» Exercise:
Leave out all pictures. Return exactly the lines from the top of the material through the line containing "const values = [86, 259, 61, 8, 202, 93];".
+++
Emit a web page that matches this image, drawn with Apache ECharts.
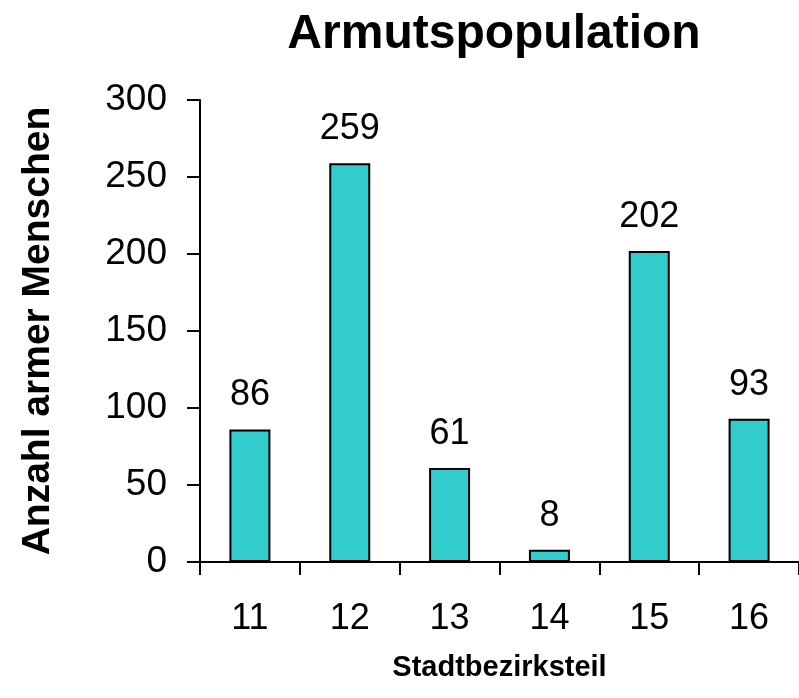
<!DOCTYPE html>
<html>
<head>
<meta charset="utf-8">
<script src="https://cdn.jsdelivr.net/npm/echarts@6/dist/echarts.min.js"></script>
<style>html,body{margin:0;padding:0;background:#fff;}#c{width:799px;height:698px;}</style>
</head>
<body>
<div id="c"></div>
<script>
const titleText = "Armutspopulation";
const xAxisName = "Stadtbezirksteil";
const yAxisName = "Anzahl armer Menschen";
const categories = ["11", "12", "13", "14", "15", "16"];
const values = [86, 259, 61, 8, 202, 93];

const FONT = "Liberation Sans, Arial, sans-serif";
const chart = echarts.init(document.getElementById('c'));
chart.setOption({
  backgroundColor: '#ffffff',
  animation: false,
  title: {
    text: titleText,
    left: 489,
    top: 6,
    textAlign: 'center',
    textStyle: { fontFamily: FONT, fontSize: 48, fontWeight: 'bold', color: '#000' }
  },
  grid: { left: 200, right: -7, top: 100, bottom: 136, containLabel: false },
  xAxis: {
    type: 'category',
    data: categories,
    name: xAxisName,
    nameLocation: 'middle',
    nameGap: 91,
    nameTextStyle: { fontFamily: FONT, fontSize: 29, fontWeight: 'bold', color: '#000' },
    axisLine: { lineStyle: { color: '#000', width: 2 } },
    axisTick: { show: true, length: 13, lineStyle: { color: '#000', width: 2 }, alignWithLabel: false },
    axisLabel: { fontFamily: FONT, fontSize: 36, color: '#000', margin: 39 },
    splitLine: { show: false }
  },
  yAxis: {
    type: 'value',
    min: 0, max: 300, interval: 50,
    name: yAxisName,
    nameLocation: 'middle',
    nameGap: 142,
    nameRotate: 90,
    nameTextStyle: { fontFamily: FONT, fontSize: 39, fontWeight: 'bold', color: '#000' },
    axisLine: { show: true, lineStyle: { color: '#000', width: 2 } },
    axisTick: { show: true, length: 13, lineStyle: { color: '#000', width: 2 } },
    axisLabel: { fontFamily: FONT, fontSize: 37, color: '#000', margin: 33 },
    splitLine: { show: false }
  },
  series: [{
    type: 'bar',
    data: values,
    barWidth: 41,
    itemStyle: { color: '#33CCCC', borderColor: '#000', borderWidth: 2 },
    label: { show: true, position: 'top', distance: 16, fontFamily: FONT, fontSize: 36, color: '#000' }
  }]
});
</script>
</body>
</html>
+++
» Answer below:
Emit a web page that matches this image, drawn with Apache ECharts.
<!DOCTYPE html>
<html>
<head>
<meta charset="utf-8">
<script src="https://cdn.jsdelivr.net/npm/echarts@6/dist/echarts.min.js"></script>
<style>html,body{margin:0;padding:0;background:#fff;}#c{width:799px;height:698px;}</style>
</head>
<body>
<div id="c"></div>
<script>
const titleText = "Armutspopulation";
const xAxisName = "Stadtbezirksteil";
const yAxisName = "Anzahl armer Menschen";
const categories = ["11", "12", "13", "14", "15", "16"];
const values = [86, 259, 61, 8, 202, 93];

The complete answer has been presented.